Dougco board backs off ballot measures

CASTLE ROCK – Douglas County school board members on Wednesday opted not to pursue three potential ballot measures severing union ties, deciding instead to change board policy to accomplish similar goals and to officially declare an end to negotiations with its teachers union.

The policy changes don’t go quite as far as all three ballot measures would have, if approved by voters, but they do declare it is an “unlawful breach of the fiduciary duty of this or any future Douglas County board of education” to collect union dues or use district dollars for union pay.

The changes do not address a third potential ballot measure, which would have prohibited collective bargaining between the board and the union. Board members did approve a resolution declaring current negotiations with the union have concluded.

“I think it’s a great decision for them not to move forward on this and save taxpayer dollars,” said Brenda Smith, president of the Douglas County Federation of Teachers. “And I also feel they understood that it absolutely is not legal to move forward.”

Learn more

Ballot proposals

  • Should the district be prohibited from using public funding for the compensation of union leaders?
  • Should the district be prohibited from collecting union dues from employee paychecks on the union’s behalf?
  • Should the district be prohibited from engaging in collective bargaining with the union?

Tuesday, an attorney representing the union sent a letter to district leaders declaring board members had no authority to place the proposed ballot measures before voters and threatening a lawsuit if they did so.

Board President John Carson said the legal threat wasn’t a factor in the decision to go the policy route, noting, “Our legal research indicates the board can put anything it wants on the ballot.”

What was important, he said, was the estimated $200,000 price tag to cover election costs.

“We want to move on,” Carson added. “We don’t particularly want to drag it on a few more months and setting this in board policy brings closure to it so the district can get on with educating kids.”
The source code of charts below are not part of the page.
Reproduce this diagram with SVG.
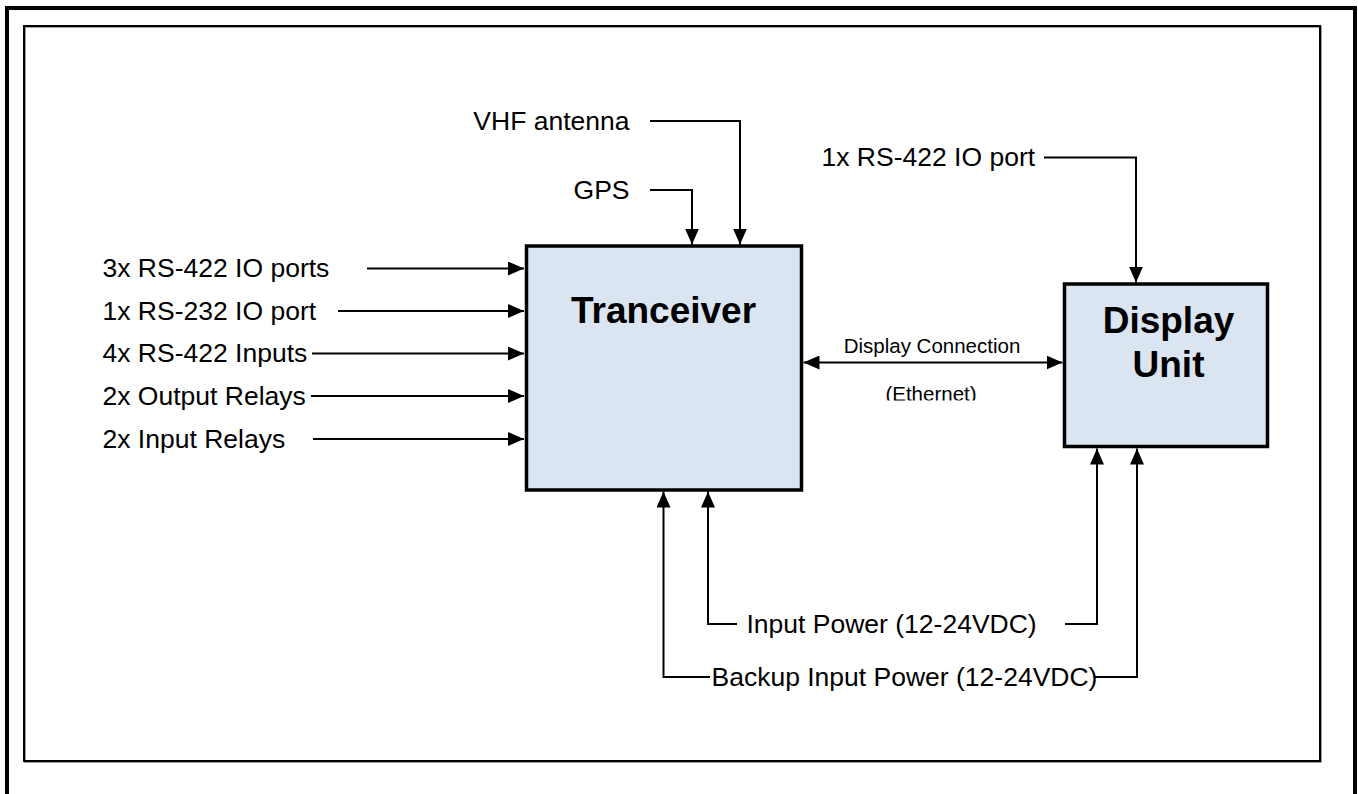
<svg xmlns="http://www.w3.org/2000/svg" width="1358" height="794" viewBox="0 0 1358 794">
  <style>
    .lbl { font-family: "Liberation Sans", Arial, sans-serif; font-size: 26.5px; fill: #000; }
    .small { font-family: "Liberation Sans", Arial, sans-serif; font-size: 20.5px; fill: #000; }
    .title { font-family: "Liberation Sans", Arial, sans-serif; font-size: 37px; font-weight: bold; fill: #000; text-anchor: middle; }
    .box { fill: #dbe5f1; stroke: #000; stroke-width: 3.5; }
    .wire { fill: none; stroke: #000; stroke-width: 2; }
  </style>
  <defs>
    <marker id="ah" viewBox="0 0 16 14" refX="16" refY="7" markerWidth="16" markerHeight="14" markerUnits="userSpaceOnUse" orient="auto-start-reverse">
      <path d="M0,0 L16,7 L0,14 Z" fill="#000"/>
    </marker>
    <clipPath id="ethclip">
      <rect x="860" y="370" width="140" height="30.5"/>
    </clipPath>
  </defs>

  <rect width="1358" height="794" fill="#fff"/>
  <!-- outer frame -->
  <rect x="7" y="8" width="1348" height="800" fill="none" stroke="#000" stroke-width="4"/>
  <!-- inner frame -->
  <rect x="25" y="27" width="1296" height="735" fill="none" stroke="#a0a0a0" stroke-width="2"/>
  <rect x="24" y="26" width="1296" height="735" fill="none" stroke="#000" stroke-width="2"/>

  <g id="connectors">
    <path class="wire" marker-end="url(#ah)" d="M367,268.5 H524"/>
    <path class="wire" marker-end="url(#ah)" d="M338,311 H524"/>
    <path class="wire" marker-end="url(#ah)" d="M312,353.5 H524"/>
    <path class="wire" marker-end="url(#ah)" d="M311,396 H524"/>
    <path class="wire" marker-end="url(#ah)" d="M313,439 H524"/>
    <path class="wire" marker-end="url(#ah)" d="M650,190 H692 V244.5"/>
    <path class="wire" marker-end="url(#ah)" d="M650,121 H740 V244.5"/>
    <path class="wire" marker-end="url(#ah)" d="M1044,157.5 H1136 V282.5"/>
    <path class="wire" marker-start="url(#ah)" marker-end="url(#ah)" d="M803.5,362.5 H1062.5"/>
    <path class="wire" marker-end="url(#ah)" d="M737,624 H708 V491.5"/>
    <path class="wire" marker-end="url(#ah)" d="M1065,624 H1097 V448.5"/>
    <path class="wire" marker-end="url(#ah)" d="M710,677 H663.5 V491.5"/>
    <path class="wire" marker-end="url(#ah)" d="M1095,677 H1137 V448.5"/>
  </g>

  <g id="tranceiver">
    <rect class="box" x="526.5" y="246" width="275" height="244"/>
    <text class="title" x="663.5" y="323">Tranceiver</text>
  </g>

  <g id="display-unit">
    <rect class="box" x="1064.5" y="284" width="203" height="162.5"/>
    <text class="title" x="1168.5" y="333">Display</text>
    <text class="title" x="1168.5" y="377">Unit</text>
  </g>

  <g id="labels">
    <text class="lbl" x="102.5" y="277">3x RS-422 IO ports</text>
    <text class="lbl" x="102.5" y="319.5">1x RS-232 IO port</text>
    <text class="lbl" x="102.5" y="362">4x RS-422 Inputs</text>
    <text class="lbl" x="102.5" y="404.5">2x Output Relays</text>
    <text class="lbl" x="102.5" y="447.5">2x Input Relays</text>
    <text class="lbl" x="629.5" y="129.5" text-anchor="end">VHF antenna</text>
    <text class="lbl" x="629.5" y="198.5" text-anchor="end">GPS</text>
    <text class="lbl" x="821.5" y="166">1x RS-422 IO port</text>
    <text class="small" x="932" y="352.5" text-anchor="middle">Display Connection</text>
    <text class="small" x="931" y="401" text-anchor="middle" clip-path="url(#ethclip)">(Ethernet)</text>
    <text class="lbl" x="746.5" y="633">Input Power (12-24VDC)</text>
    <text class="lbl" x="711.5" y="686">Backup Input Power (12-24VDC)</text>
  </g>
</svg>
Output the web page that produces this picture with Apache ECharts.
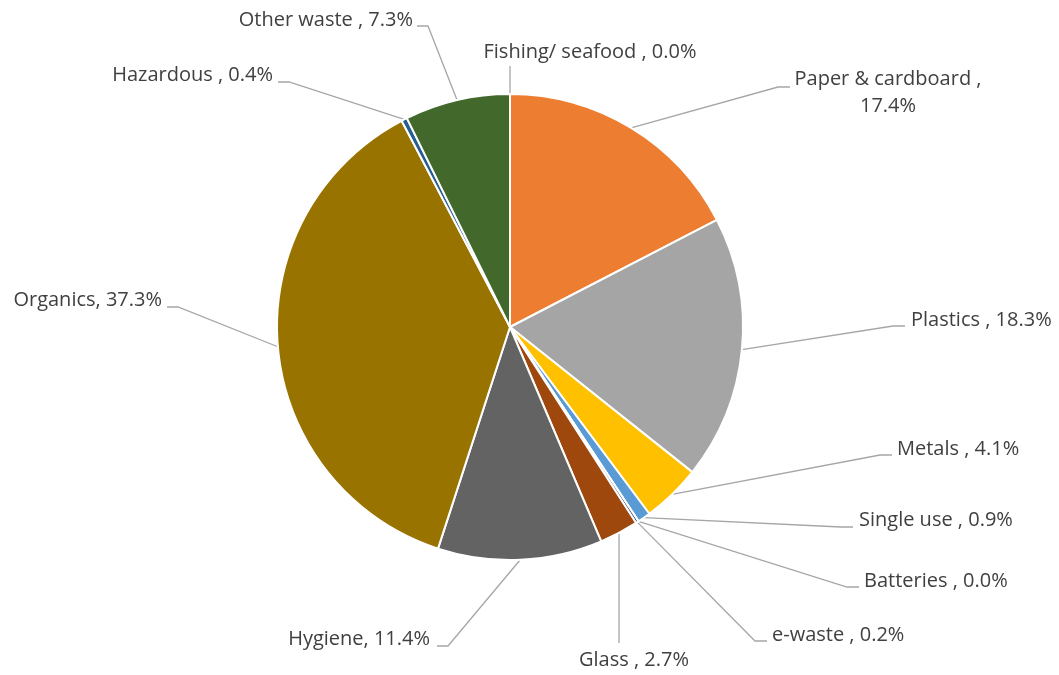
<!DOCTYPE html>
<html>
<head>
<meta charset="utf-8">
<script src="https://cdn.jsdelivr.net/npm/echarts@6/dist/echarts.min.js"></script>
<style>
  html, body { margin: 0; padding: 0; background: #ffffff; }
  #chart { width: 1059px; height: 675px; }
</style>
</head>
<body>
<div id="chart"></div>
<script>
// ---- data ----
const categories = ['Fishing/ seafood ', 'Paper & cardboard ', 'Plastics ', 'Metals ', 'Single use ', 'Batteries ', 'e-waste ', 'Glass ', 'Hygiene', 'Organics', 'Hazardous ', 'Other waste '];
const shares = [0.0, 17.4, 18.3, 4.1, 0.9, 0.0, 0.2, 2.7, 11.4, 37.3, 0.4, 7.3];
const colors = ['#4472C4', '#ED7D31', '#A5A5A5', '#FFC000', '#5B9BD5', '#70AD47', '#264478', '#9E480E', '#636363', '#997300', '#255E91', '#43682B'];

// ---- label placement (layout only) ----
// x, y: text anchor; align; ex, ey: end of leader line; side: where elbow goes relative to end
const labelSpots = [
  { x: 590, y: 52, align: 'center', ex: null, ey: 66, side: 'V' },
  { x: 888, y: 93, align: 'center', ex: 790, ey: 87, side: 'L', wrap: true },
  { x: 911, y: 320, align: 'left', ex: 905, ey: 326, side: 'L' },
  { x: 897, y: 449, align: 'left', ex: 892, ey: 455, side: 'L' },
  { x: 859, y: 520, align: 'left', ex: 853, ey: 527, side: 'L' },
  { x: 864, y: 581, align: 'left', ex: 859, ey: 587, side: 'L' },
  { x: 772, y: 635, align: 'left', ex: 767, ey: 641, side: 'L' },
  { x: 634, y: 660, align: 'center', ex: null, ey: 643, side: 'V' },
  { x: 430, y: 639, align: 'right', ex: 437, ey: 646, side: 'R' },
  { x: 162, y: 300, align: 'right', ex: 167, ey: 307, side: 'R' },
  { x: 273, y: 75, align: 'right', ex: 278, ey: 82, side: 'R' },
  { x: 413, y: 20, align: 'right', ex: 417, ey: 26, side: 'R' }
];

const chart = echarts.init(document.getElementById('chart'), null, { renderer: 'canvas' });

const option = {
  backgroundColor: '#ffffff',
  animation: false,
  series: [{
    type: 'pie',
    center: [510, 327],
    radius: [0, 233],
    startAngle: 90,
    clockwise: true,
    avoidLabelOverlap: false,
    data: categories.map((n, i) => ({ name: n, value: shares[i], itemStyle: { color: colors[i] } })),
    itemStyle: { borderColor: '#ffffff', borderWidth: 2 },
    label: {
      show: true,
      position: 'outside',
      color: '#404040',
      fontFamily: 'Open Sans',
      fontSize: 20,
      lineHeight: 27,
      formatter: function (p) {
        const v = shares[p.dataIndex].toFixed(1) + '%';
        return labelSpots[p.dataIndex].wrap ? p.name + ',\n' + v : p.name + ', ' + v;
      }
    },
    labelLine: {
      show: true,
      length: 10,
      length2: 10,
      smooth: false,
      lineStyle: { color: '#A6A6A6', width: 1.3 }
    },
    labelLayout: function (params) {
      const s = labelSpots[params.dataIndex];
      const start = params.labelLinePoints ? params.labelLinePoints[0] : [510, 327];
      let pts;
      if (s.side === 'V') {
        pts = [start, [start[0], s.ey]];
      } else if (s.side === 'L') {
        pts = [start, [s.ex - 12, s.ey], [s.ex, s.ey]];
      } else {
        pts = [start, [s.ex + 11, s.ey], [s.ex, s.ey]];
      }
      return {
        x: s.x,
        y: s.y,
        align: s.align,
        verticalAlign: 'middle',
        labelLinePoints: pts
      };
    },
    emphasis: { disabled: true }
  }]
};

chart.setOption(option);
</script>
</body>
</html>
Tensions between the union, which has represented teachers in Dougco for more than 40 years, and district leaders have deteriorated since a majority of conservatives were first elected to the board in 2009. On July 1, after the two sides were unable to negotiate terms, their collective bargaining agreement expired and Dougco is now the state’s largest district in which teachers are working without a union contract.

Dougco school board members already have ended the practice of using the district’s payroll system to collect union dues and they no longer allow any district dollars to be used to compensate union leaders who have left the classroom. What board members sought, first with the proposed ballot measures and then with the policy changes, was to require future boards to continue those prohibitions.

Carson, in remarks before the board voted on the policy changes, said the board wanted to consider the ballot measures to ensure it retained local control. He cited a request by the teachers union for state intervention in the recent failed negotiations.

“Going to the voters was a way of ensuring that, if the governor were to intervene, we would ask the voters to help guide the process,” he said, adding, “We have had productive and useful discussions with the Hickenlooper administration … and in the spirit of that partnership, and in order to avoid spending the nearly $200,000 … I believe we will decide tonight not to proceed with the three ballot measures.”

The policy changes do contain “some real teeth,” according to Carson, allowing any Dougco citizen who believes the board is not following the new policies to take legal action. If the citizen wins, the district will pay “reasonable” legal fees.

“If a future board wanted to change things, they would have to do that in a very public manner,” he said.

As for the board’s vote to declare negotiations with the union over, Smith, the union president, said that came as no surprise.

“They’ve been finished since June,” she said. “We haven’t been back at the table for two and a half months.”

Still, Smith said, “We will continue to fight for a collective bargaining agreement. It truly is about teachers’ voices, silencing teachers’ voices, and we’ll continue to push the board and be there for our teachers.”

The board votes on policy changes came after more than a hundred students, parents, teachers and others gathered to protest recent reform efforts and the treatment of the union.

They carried signs and walked in front of district headquarters, prompting honks from passing drivers. A smaller group of board supporters also waved signs.

Inside, close to 20 public speakers addressed the board, many urging them not to approve the proposed ballot measures. Several of them were teachers.

Scott McEowen, a 14-year teacher and a parent, told board members that he worried he would get to the podium and simply cry throughout the two minutes he was allotted.

“We’re just sad,” he said of teachers watching recent events unfold. “We’re profoundly sad.”